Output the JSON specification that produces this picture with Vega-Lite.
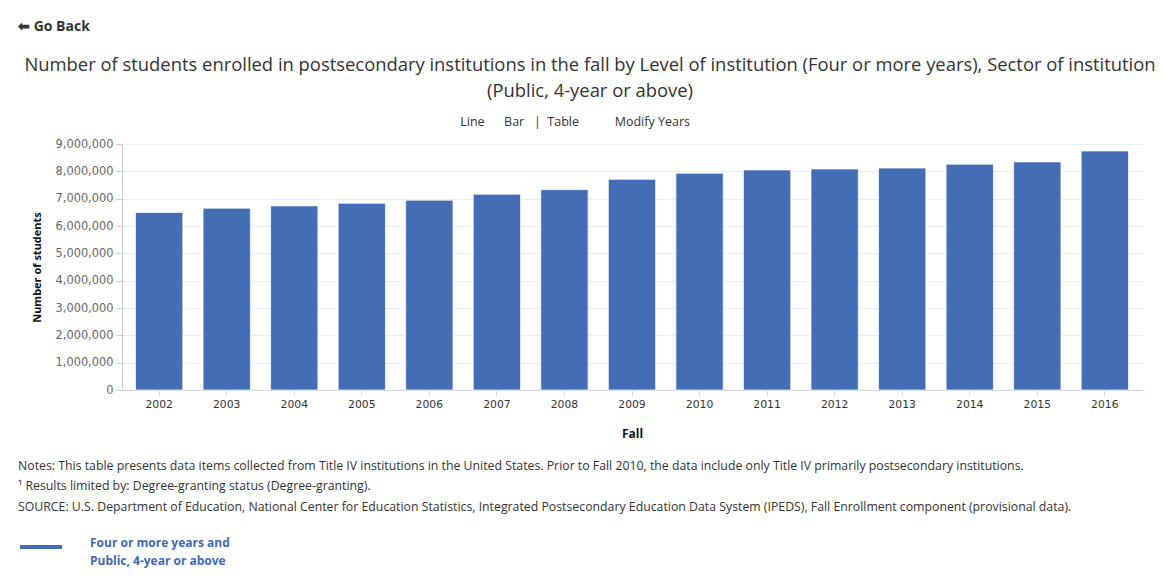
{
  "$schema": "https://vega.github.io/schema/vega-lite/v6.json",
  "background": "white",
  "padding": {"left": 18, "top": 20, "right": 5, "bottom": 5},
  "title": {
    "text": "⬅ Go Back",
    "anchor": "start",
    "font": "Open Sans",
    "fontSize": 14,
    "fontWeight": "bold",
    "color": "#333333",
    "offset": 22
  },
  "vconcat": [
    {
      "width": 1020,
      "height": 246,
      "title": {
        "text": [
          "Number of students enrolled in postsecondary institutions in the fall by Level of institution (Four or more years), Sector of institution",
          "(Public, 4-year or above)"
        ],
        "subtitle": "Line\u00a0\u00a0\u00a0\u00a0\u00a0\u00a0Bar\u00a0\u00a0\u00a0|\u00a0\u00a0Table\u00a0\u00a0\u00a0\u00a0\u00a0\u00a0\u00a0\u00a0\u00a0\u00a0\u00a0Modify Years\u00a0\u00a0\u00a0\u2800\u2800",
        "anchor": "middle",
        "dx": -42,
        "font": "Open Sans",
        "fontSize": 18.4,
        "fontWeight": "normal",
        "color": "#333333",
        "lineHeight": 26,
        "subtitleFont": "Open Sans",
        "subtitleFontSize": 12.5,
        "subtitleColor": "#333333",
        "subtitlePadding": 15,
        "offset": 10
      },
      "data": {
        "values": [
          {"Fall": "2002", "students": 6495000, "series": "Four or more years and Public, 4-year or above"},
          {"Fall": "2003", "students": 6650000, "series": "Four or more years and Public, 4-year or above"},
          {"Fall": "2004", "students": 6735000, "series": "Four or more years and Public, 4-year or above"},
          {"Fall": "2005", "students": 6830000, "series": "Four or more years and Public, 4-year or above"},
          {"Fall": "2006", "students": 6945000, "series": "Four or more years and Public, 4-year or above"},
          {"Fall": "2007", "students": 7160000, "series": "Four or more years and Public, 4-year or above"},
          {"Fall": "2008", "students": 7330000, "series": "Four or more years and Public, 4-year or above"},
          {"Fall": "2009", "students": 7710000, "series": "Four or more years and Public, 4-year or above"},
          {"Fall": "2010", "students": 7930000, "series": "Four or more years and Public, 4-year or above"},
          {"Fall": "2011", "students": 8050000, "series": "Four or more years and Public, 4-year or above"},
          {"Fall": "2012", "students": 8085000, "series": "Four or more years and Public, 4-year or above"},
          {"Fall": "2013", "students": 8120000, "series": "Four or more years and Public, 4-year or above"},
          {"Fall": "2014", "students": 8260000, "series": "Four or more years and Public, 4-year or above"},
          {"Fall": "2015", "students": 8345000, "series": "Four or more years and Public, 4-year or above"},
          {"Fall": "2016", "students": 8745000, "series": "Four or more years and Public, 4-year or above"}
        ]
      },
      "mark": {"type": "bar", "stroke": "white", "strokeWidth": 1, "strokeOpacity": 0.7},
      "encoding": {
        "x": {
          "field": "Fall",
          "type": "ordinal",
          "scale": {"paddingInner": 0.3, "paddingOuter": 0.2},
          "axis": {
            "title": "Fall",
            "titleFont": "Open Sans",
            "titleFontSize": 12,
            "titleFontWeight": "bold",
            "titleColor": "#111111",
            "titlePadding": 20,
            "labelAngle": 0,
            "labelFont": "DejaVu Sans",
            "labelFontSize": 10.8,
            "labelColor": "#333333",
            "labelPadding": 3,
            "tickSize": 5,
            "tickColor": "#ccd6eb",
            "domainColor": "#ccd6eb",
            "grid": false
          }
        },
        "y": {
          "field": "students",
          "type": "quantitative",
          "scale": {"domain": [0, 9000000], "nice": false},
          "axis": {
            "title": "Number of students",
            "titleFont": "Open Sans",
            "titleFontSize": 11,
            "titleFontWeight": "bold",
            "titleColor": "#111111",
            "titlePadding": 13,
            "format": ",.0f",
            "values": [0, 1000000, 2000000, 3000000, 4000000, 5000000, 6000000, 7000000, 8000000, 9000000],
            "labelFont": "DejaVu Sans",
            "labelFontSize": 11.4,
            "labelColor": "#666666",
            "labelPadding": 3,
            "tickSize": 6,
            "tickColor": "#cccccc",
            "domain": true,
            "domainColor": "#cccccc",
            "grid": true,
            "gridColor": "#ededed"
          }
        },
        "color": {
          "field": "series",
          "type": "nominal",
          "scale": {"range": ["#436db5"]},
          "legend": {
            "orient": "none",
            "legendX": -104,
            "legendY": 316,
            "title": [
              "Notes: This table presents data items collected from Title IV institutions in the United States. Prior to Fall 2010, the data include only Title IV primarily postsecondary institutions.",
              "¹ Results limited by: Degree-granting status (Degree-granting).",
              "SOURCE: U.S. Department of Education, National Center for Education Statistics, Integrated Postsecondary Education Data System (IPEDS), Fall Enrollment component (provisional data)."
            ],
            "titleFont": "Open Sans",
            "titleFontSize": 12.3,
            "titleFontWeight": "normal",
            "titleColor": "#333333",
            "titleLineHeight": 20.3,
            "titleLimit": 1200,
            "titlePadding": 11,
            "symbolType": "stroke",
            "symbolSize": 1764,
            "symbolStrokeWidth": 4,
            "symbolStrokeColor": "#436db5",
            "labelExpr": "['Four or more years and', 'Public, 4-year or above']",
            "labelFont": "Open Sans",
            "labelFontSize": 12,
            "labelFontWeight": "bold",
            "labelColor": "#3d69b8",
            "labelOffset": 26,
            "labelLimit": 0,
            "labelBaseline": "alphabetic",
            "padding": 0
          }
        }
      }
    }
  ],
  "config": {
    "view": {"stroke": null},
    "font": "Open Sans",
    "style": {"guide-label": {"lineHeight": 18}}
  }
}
###
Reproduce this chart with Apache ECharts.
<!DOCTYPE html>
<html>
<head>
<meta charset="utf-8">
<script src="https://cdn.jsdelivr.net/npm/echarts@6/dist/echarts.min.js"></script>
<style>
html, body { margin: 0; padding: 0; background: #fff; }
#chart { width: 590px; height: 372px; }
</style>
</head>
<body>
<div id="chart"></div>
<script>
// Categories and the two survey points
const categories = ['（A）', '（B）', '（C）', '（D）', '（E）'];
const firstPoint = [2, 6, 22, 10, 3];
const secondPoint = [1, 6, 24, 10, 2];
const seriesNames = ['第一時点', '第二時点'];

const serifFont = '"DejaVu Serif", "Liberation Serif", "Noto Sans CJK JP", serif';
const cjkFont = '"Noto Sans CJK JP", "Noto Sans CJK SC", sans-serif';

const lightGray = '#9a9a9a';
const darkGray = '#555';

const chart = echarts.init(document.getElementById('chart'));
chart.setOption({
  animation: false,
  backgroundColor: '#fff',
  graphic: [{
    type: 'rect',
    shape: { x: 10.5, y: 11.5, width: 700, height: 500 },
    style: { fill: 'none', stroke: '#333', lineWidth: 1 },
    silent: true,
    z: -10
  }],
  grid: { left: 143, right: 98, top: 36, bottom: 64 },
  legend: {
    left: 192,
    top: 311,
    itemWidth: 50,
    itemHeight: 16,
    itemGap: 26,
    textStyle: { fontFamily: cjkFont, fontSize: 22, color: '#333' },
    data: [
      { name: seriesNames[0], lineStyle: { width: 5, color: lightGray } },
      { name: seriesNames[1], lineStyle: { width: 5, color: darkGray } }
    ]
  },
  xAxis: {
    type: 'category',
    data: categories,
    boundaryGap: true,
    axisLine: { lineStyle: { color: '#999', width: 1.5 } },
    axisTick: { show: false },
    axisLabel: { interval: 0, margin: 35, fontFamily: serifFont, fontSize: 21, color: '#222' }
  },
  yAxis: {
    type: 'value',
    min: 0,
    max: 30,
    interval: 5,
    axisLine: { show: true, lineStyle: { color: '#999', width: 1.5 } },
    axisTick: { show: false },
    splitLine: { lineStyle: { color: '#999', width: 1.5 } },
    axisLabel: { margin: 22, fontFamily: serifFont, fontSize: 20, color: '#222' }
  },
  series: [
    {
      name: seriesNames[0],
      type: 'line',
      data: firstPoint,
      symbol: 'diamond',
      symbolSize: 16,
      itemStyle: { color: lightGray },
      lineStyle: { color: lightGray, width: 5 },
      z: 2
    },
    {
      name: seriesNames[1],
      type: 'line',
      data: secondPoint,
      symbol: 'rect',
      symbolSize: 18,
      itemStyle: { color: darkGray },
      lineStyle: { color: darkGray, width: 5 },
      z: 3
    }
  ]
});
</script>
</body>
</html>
###
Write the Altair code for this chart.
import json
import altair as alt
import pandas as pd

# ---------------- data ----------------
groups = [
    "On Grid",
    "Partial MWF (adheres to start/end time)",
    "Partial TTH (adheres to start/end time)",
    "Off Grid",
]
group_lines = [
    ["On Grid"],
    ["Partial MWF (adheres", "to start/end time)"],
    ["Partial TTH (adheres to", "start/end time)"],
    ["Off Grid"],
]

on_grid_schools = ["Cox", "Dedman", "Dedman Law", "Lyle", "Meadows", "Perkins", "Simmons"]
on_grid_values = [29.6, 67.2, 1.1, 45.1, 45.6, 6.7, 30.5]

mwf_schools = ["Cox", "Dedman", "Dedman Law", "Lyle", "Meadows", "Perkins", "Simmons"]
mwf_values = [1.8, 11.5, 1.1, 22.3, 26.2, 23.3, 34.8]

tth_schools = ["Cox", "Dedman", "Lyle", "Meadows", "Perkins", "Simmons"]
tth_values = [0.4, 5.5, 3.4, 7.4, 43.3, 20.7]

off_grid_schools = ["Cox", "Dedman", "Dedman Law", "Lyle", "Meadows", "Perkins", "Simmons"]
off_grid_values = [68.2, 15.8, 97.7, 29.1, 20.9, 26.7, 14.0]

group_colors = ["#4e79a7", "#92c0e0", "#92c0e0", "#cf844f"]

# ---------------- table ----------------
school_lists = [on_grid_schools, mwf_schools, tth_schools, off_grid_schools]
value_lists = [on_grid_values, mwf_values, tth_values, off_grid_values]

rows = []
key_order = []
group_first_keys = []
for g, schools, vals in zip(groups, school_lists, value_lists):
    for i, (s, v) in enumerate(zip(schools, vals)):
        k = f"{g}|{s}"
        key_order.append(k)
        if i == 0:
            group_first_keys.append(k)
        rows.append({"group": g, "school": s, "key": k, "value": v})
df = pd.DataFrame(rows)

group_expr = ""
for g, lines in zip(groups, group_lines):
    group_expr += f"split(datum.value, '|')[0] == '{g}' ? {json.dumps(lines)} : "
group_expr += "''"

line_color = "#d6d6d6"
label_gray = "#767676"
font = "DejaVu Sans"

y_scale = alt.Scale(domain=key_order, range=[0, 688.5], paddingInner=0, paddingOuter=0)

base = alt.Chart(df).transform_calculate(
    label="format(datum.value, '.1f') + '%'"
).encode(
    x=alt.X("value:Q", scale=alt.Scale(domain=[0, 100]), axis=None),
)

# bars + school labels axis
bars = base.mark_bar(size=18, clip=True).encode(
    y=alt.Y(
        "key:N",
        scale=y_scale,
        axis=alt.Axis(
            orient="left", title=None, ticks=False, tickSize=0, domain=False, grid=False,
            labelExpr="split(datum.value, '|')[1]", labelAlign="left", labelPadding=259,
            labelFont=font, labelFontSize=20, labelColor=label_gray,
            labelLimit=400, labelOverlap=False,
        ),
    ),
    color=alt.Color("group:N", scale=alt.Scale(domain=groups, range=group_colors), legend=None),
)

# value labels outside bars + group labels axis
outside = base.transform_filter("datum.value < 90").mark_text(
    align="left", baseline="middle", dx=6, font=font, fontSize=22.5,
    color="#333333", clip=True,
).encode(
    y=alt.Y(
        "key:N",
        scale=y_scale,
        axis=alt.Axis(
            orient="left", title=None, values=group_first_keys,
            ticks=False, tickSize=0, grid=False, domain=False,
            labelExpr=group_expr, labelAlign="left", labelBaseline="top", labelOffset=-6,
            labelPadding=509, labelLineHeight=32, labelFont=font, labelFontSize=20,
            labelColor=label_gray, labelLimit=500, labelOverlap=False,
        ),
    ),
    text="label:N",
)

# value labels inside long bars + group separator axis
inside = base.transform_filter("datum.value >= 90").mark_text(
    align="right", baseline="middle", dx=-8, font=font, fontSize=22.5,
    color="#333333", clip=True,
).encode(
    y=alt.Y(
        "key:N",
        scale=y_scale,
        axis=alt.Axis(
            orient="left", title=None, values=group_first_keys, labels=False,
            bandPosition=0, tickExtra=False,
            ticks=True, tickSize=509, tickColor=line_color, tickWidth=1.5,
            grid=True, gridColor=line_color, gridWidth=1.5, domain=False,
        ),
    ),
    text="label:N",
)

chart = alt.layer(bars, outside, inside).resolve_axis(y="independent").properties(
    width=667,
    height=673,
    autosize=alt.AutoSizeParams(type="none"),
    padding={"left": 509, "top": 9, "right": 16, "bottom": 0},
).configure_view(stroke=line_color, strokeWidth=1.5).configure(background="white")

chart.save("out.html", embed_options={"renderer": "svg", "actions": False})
###
Where a line above contains the word "with", copy that line.

Expected output:
Output the JSON specification that produces this picture with Vega-Lite.
Reproduce this chart with Apache ECharts.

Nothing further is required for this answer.